> [BRIEF] Count lines, not occurrences: report how many lines in the records hold the string "this", and nothing else.

> [RECORD EXTRACTS]
-- -- --

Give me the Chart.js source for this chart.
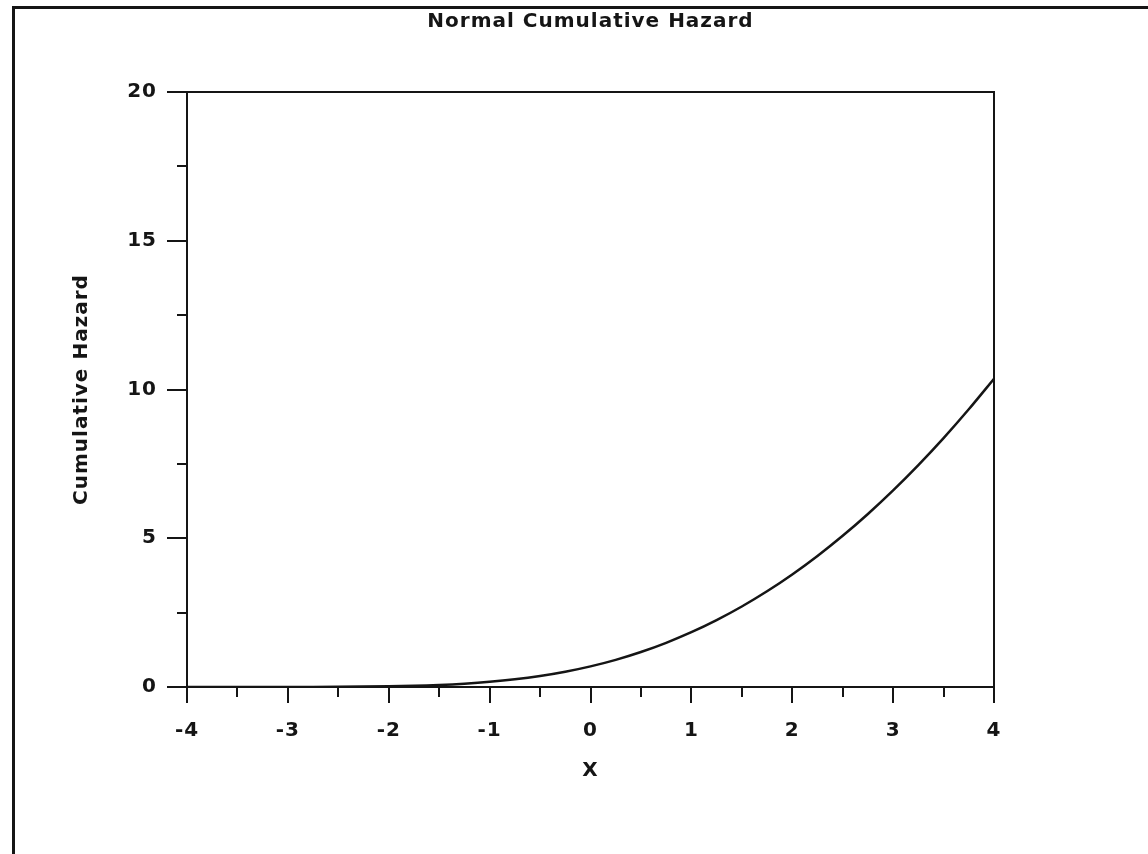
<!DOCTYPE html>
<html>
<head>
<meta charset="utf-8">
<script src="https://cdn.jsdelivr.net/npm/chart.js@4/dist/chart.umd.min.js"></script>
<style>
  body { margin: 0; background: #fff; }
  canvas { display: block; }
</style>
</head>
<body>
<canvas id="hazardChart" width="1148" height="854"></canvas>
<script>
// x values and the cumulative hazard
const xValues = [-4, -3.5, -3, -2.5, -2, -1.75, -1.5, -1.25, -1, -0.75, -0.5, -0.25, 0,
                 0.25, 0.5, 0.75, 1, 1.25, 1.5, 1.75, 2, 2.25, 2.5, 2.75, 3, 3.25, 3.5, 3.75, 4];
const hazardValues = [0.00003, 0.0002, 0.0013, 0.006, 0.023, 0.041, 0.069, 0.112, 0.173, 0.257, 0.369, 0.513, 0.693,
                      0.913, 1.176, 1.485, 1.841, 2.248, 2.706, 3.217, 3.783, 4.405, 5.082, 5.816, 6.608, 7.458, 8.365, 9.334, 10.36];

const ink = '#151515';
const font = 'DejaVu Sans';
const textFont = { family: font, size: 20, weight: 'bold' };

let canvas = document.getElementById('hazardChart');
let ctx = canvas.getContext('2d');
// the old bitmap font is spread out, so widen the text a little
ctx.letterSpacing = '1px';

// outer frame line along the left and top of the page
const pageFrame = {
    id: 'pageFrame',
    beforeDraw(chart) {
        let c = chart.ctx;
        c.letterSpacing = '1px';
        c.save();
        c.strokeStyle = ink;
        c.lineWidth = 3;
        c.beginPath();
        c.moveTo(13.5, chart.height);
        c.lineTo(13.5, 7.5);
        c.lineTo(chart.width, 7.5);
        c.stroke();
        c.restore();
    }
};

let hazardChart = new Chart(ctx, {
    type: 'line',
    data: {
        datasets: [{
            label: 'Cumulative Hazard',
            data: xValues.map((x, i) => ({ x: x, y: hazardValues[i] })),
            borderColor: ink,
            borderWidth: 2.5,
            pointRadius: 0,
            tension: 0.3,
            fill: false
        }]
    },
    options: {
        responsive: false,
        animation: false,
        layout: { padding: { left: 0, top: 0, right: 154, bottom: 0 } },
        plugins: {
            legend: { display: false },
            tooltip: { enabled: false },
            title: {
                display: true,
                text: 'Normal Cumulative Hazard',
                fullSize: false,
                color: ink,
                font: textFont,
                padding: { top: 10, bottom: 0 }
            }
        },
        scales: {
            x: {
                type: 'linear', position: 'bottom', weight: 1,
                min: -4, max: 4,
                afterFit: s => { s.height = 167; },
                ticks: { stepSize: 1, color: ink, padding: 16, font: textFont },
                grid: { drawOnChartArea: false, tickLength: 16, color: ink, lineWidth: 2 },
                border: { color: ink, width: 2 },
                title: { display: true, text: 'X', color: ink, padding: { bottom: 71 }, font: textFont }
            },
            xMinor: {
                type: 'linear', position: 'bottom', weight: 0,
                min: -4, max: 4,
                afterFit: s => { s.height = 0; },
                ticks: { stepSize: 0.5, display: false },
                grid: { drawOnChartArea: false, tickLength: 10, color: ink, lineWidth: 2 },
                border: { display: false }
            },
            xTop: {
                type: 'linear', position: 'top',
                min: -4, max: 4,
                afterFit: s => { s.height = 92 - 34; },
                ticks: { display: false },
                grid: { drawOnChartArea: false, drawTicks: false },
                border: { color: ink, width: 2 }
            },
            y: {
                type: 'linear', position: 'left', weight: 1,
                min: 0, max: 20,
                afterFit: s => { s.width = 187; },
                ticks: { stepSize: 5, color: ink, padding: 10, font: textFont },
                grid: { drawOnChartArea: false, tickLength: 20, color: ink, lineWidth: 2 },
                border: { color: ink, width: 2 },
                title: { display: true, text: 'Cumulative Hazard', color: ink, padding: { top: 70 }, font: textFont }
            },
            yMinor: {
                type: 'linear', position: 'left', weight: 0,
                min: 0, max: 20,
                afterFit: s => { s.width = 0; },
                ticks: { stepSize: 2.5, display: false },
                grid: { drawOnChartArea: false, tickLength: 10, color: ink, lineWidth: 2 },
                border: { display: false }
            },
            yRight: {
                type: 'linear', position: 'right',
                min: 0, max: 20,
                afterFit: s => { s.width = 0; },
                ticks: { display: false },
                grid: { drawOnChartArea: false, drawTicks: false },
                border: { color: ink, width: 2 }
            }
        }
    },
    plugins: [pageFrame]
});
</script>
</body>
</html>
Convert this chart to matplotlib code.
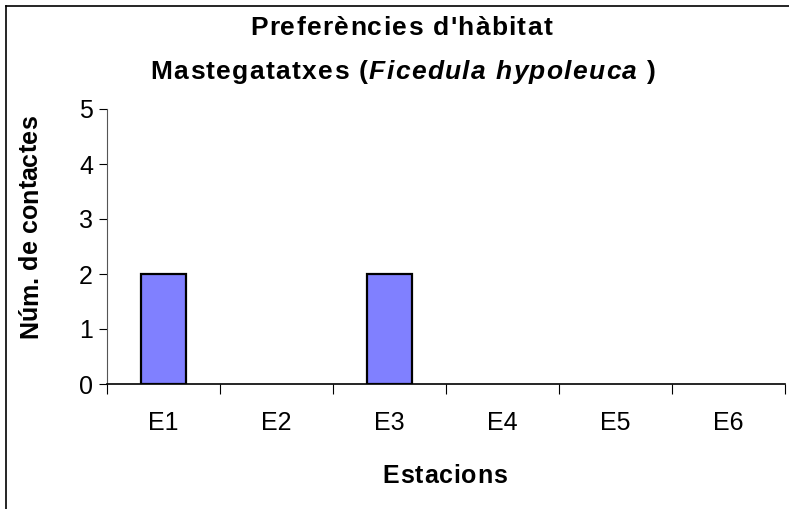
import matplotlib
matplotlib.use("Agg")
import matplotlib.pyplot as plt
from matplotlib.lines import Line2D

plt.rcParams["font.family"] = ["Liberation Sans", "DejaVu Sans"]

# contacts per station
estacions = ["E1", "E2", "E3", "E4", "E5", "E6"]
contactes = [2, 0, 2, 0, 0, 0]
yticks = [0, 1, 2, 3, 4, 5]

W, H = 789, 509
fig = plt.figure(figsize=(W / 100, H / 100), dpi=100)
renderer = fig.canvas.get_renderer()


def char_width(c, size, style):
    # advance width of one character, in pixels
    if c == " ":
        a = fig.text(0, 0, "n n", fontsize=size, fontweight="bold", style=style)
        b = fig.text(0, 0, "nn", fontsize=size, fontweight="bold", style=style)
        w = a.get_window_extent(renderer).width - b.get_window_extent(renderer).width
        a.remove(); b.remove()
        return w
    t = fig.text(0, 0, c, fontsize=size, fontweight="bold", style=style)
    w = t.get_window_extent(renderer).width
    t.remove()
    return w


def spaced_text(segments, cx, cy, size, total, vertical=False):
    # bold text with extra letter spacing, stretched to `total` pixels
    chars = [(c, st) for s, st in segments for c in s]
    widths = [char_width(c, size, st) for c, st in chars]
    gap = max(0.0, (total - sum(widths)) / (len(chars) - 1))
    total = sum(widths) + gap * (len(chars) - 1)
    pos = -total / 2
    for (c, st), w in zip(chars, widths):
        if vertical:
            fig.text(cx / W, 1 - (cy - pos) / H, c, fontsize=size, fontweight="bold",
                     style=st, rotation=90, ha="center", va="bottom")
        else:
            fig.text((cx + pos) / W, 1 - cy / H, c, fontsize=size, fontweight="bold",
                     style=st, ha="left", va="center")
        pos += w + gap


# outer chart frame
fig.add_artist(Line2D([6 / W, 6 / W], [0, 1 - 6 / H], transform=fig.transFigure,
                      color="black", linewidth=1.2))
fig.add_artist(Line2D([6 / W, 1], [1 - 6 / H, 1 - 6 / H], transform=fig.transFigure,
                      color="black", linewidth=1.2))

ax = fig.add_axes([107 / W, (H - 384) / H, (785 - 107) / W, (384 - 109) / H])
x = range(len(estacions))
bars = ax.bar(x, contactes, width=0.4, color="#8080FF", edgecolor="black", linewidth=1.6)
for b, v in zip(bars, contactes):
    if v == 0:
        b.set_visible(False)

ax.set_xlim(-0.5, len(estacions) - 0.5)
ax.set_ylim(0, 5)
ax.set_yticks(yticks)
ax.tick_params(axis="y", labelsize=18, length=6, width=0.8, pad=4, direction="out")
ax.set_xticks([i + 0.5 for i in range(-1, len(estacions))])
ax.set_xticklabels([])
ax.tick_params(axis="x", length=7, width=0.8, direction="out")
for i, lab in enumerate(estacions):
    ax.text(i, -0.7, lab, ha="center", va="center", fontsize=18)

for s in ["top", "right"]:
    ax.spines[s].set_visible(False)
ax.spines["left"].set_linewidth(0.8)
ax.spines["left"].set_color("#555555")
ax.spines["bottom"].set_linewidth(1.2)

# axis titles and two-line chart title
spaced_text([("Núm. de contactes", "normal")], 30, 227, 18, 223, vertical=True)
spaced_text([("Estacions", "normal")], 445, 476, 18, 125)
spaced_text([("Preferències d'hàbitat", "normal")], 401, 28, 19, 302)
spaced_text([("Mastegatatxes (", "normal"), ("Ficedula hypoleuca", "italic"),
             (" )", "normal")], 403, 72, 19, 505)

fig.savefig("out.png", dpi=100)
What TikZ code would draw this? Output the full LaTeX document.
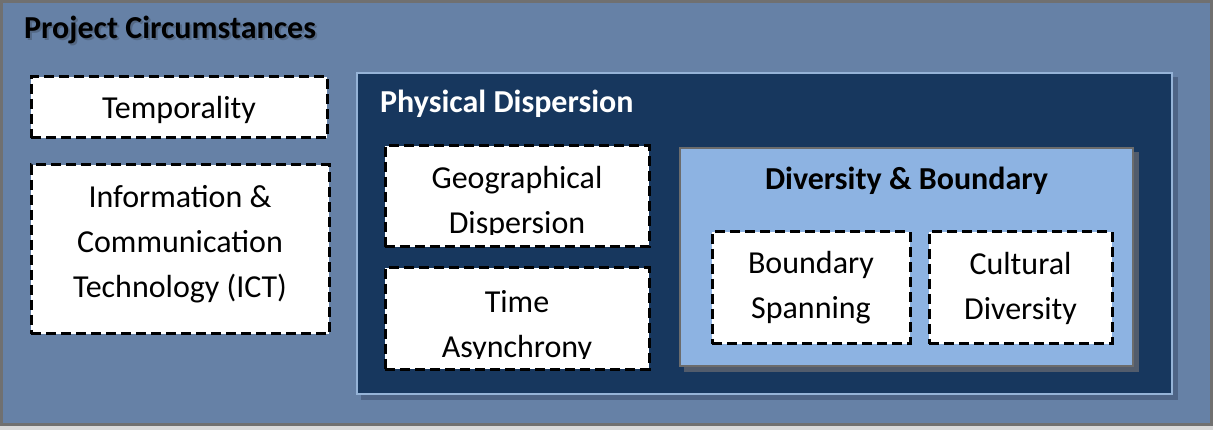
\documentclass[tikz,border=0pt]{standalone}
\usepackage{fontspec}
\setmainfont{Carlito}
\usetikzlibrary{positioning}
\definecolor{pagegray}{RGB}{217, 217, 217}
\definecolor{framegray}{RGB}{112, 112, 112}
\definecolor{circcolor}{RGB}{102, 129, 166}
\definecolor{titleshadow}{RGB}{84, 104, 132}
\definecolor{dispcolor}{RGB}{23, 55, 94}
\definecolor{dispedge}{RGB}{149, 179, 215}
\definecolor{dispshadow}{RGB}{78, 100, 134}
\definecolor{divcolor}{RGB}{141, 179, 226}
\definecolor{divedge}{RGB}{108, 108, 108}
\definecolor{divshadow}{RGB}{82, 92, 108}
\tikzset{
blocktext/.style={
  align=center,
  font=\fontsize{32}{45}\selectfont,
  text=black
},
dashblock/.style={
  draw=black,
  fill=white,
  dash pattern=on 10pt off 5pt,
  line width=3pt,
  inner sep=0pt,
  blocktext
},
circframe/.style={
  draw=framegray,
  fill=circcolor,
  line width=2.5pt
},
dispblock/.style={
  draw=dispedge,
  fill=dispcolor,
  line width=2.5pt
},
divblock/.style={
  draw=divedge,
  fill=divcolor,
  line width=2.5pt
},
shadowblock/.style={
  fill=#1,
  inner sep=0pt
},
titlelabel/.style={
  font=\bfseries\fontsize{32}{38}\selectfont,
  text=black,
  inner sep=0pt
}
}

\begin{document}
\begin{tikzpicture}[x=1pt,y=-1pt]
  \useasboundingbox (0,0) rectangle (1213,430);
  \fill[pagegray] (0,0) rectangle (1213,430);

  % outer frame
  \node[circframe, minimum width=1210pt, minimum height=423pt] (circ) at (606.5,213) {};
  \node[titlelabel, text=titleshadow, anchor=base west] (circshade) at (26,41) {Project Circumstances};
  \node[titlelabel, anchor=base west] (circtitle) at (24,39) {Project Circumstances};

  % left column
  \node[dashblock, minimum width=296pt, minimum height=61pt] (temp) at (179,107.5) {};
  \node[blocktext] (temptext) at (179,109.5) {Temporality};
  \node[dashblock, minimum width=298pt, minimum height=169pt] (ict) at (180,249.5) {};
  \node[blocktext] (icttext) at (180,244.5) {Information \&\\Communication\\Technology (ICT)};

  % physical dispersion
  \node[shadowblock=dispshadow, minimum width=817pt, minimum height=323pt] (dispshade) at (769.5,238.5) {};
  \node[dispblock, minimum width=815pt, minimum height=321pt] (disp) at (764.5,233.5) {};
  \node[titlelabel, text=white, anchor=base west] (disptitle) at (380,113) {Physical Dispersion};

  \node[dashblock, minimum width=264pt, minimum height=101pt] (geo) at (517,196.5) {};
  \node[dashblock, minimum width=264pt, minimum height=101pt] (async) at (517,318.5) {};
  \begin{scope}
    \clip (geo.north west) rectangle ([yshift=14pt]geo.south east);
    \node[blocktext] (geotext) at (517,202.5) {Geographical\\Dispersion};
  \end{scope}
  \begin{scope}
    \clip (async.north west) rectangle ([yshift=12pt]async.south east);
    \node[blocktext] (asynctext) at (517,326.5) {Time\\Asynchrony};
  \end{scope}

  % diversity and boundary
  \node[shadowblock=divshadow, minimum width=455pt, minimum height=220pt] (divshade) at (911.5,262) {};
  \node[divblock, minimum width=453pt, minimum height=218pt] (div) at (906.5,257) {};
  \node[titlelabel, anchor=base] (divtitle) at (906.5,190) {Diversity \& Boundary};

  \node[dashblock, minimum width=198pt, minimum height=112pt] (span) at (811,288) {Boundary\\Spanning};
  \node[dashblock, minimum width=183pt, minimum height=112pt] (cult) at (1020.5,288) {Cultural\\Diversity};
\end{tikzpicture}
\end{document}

-- -- --

> [WRITTEN SOLUTION] 3